Uno pensaría que el caracol lleva su casa consigo pues dentro lleva sus muebles, su librero entero, su almohada, sus cables, sus discos duros con sus fotos, sus chamarras de varios colores y así tiene todo dispuesto para cuando lo requiera. Pero el caracol lleva poco en su casa. Uno o dos libros, sus audífonos inalámbricos, sus tenis de correr, su computadora y su antifaz para cuando el mundo hace mucho ruido. No tiene más.
La casa, nómada o sedentaria, nunca tiene demasiadas cosas. Porque la casa, grande o pequeña, hecha con millones o con pocos, siempre ha de sentirse ligera. O más bien, uno debe de sentirse ligero dentro de ella. La ligereza es la emoción que debe de predominar cuando uno está en casa y se la lleva a otras partes. Es lo único que permite al caracol soportar la pesadez del mundo exterior. La competitividad. La prisa con la que pulsa el ritmo de la supuesta felicidad
Esto es igual con los tenis de correr que cada vez los hacen más ligeros. No es solo para ahorrar energía, es que, correr, lento o rápido, correr hacia un sueño o correr de una pesadilla, es mejor cuando uno se siente, se sabe, ligero.
Esto es a lo que aspiramos los nómadas modernos.
Dentro de todo, no es que los caracoles, en toda su variedad, tengan la vida resuelta. Lo que tienen, por lo que se esfuerzan, es a vivir con gracia. A ras del suelo.

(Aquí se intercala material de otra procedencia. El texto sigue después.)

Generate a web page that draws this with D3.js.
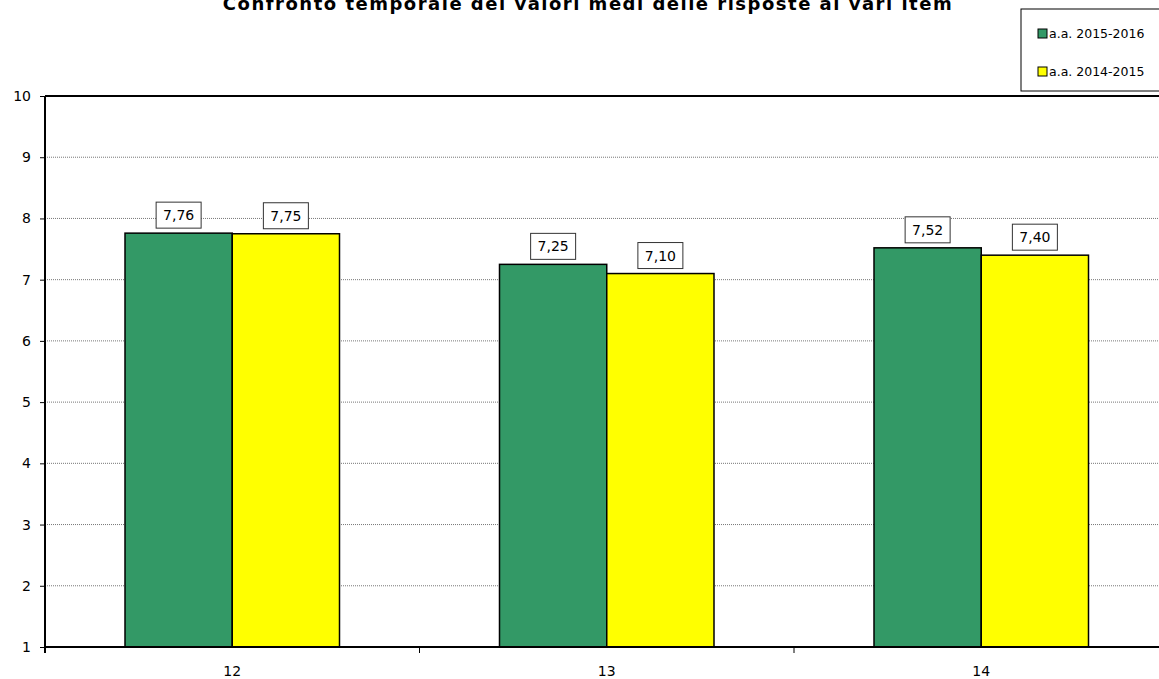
<!DOCTYPE html>
<html>
<head>
<meta charset="utf-8">
<script src="https://cdn.jsdelivr.net/npm/d3@7"></script>
<style>
  body { margin: 0; background: #fff; }
  svg { font-family: "Comic Sans MS", "DejaVu Sans", sans-serif; }
</style>
</head>
<body>
<div id="chart"></div>
<script>
// data
var items = ["12", "13", "14"];
var seriesNames = ["a.a. 2015-2016", "a.a. 2014-2015"];
var values2016 = [7.76, 7.25, 7.52];
var values2015 = [7.75, 7.10, 7.40];
var yTicks = [1, 2, 3, 4, 5, 6, 7, 8, 9, 10];
var colors = ["#339966", "#ffff00"];

var width = 1159, height = 679;
var plotLeft = 45, plotTop = 96, plotBottom = 647;
var bandW = 374.5;   // plot runs off the right edge
var sideGap = 80;    // space either side of a bar pair

var svg = d3.select("#chart").append("svg")
    .attr("width", width)
    .attr("height", height);

var x = d3.scaleBand()
    .domain(items)
    .range([plotLeft, plotLeft + bandW * items.length]);

var xInner = d3.scaleBand()
    .domain([0, 1])
    .range([sideGap, x.bandwidth() - sideGap]);

var y = d3.scaleLinear()
    .domain([1, 10])
    .range([plotBottom, plotTop]);

// title (top is cut off in the original)
svg.append("text")
  .attr("x", 588)
  .attr("y", 10)
  .attr("text-anchor", "middle")
  .attr("font-size", 18)
  .attr("font-weight", "bold")
  .attr("letter-spacing", 1.5)
  .text("Confronto temporale dei valori medi delle risposte ai vari item");

// grid lines
svg.append("g")
  .selectAll("line")
  .data(yTicks.filter(function(d) { return d > 1 && d < 10; }))
  .join("line")
    .attr("x1", plotLeft)
    .attr("x2", width)
    .attr("y1", function(d) { return y(d); })
    .attr("y2", function(d) { return y(d); })
    .attr("stroke", "#777")
    .attr("stroke-width", 1)
    .attr("stroke-dasharray", "1,1");

// top border of plot area
svg.append("line")
  .attr("x1", plotLeft).attr("x2", width)
  .attr("y1", y(10)).attr("y2", y(10))
  .attr("stroke", "#000").attr("stroke-width", 2);

// bars
var data = items.map(function(d, i) {
  return { item: d, vals: [values2016[i], values2015[i]] };
});

var groups = svg.append("g")
  .selectAll("g")
  .data(data)
  .join("g")
    .attr("transform", function(d) { return "translate(" + x(d.item) + ",0)"; });

groups.selectAll("rect")
  .data(function(d) { return d.vals; })
  .join("rect")
    .attr("x", function(d, i) { return xInner(i); })
    .attr("y", function(d) { return y(d); })
    .attr("width", xInner.bandwidth())
    .attr("height", function(d) { return y(1) - y(d); })
    .attr("fill", function(d, i) { return colors[i]; })
    .attr("stroke", "#000")
    .attr("stroke-width", 1.5);

// value labels in boxes
var fmt = function(v) { return v.toFixed(2).replace(".", ","); };
var labels = groups.selectAll("g.lab")
  .data(function(d) { return d.vals; })
  .join("g")
    .attr("class", "lab")
    .attr("transform", function(d, i) {
      return "translate(" + (xInner(i) + xInner.bandwidth() / 2) + "," + (y(d) - 18) + ")";
    });

labels.append("rect")
  .attr("x", -22.5)
  .attr("y", -13)
  .attr("width", 45)
  .attr("height", 26)
  .attr("fill", "#fff")
  .attr("stroke", "#333")
  .attr("stroke-width", 1);

labels.append("text")
  .attr("text-anchor", "middle")
  .attr("dy", "0.36em")
  .attr("font-size", 14)
  .text(function(d) { return fmt(d); });

// y axis
var yAxis = svg.append("g")
  .attr("transform", "translate(" + plotLeft + ",0)")
  .call(d3.axisLeft(y).tickValues(yTicks).tickSize(5).tickPadding(9).tickFormat(d3.format("d")));
yAxis.select(".domain").remove();
yAxis.selectAll(".tick line").attr("stroke", "#000");
yAxis.selectAll("text").attr("font-size", 14).attr("fill", "#000")
  .attr("font-family", "\"Comic Sans MS\", \"DejaVu Sans\", sans-serif");

// x axis
var xAxis = svg.append("g")
  .attr("transform", "translate(0," + plotBottom + ")")
  .call(d3.axisBottom(x).tickSize(0).tickPadding(19));
xAxis.select(".domain").remove();
xAxis.selectAll("text").attr("font-size", 14).attr("fill", "#000")
  .attr("font-family", "\"Comic Sans MS\", \"DejaVu Sans\", sans-serif");

svg.append("line")
  .attr("x1", plotLeft).attr("x2", width)
  .attr("y1", plotBottom).attr("y2", plotBottom)
  .attr("stroke", "#000").attr("stroke-width", 2);

// tick marks between categories
svg.append("g")
  .selectAll("line")
  .data(items)
  .join("line")
    .attr("x1", function(d) { return x(d) + x.bandwidth(); })
    .attr("x2", function(d) { return x(d) + x.bandwidth(); })
    .attr("y1", plotBottom)
    .attr("y2", plotBottom + 6)
    .attr("stroke", "#000");

// left axis line
svg.append("line")
  .attr("x1", plotLeft).attr("x2", plotLeft)
  .attr("y1", plotTop).attr("y2", plotBottom + 6)
  .attr("stroke", "#000").attr("stroke-width", 2);

// legend
var legend = svg.append("g").attr("transform", "translate(1021,9)");
legend.append("rect")
  .attr("width", 145)
  .attr("height", 82)
  .attr("fill", "#fff")
  .attr("stroke", "#000")
  .attr("stroke-width", 1);

var li = legend.selectAll("g.li")
  .data(seriesNames)
  .join("g")
    .attr("class", "li")
    .attr("transform", function(d, i) { return "translate(17," + (20 + i * 38) + ")"; });

li.append("rect")
  .attr("width", 9)
  .attr("height", 9)
  .attr("fill", function(d, i) { return colors[i]; })
  .attr("stroke", "#000")
  .attr("stroke-width", 1);

li.append("text")
  .attr("x", 11)
  .attr("y", 9)
  .attr("font-size", 12.5)
  .text(function(d) { return d; });
</script>
</body>
</html>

Su gracia es contentarse con lo que tienen enfrente, con las pequeñas memorias que han ido acumulando y contentarse con todo aquello que jamás verán, tocarán y conquistarán. La meta puede parecer lejana o cercana, pero los caracoles saben que las velocidades y por lo tanto las distancias y los tiempos, pueden llegar para todos si se atreven a detenerse un rato y dejar que otros los pasen por izquierda.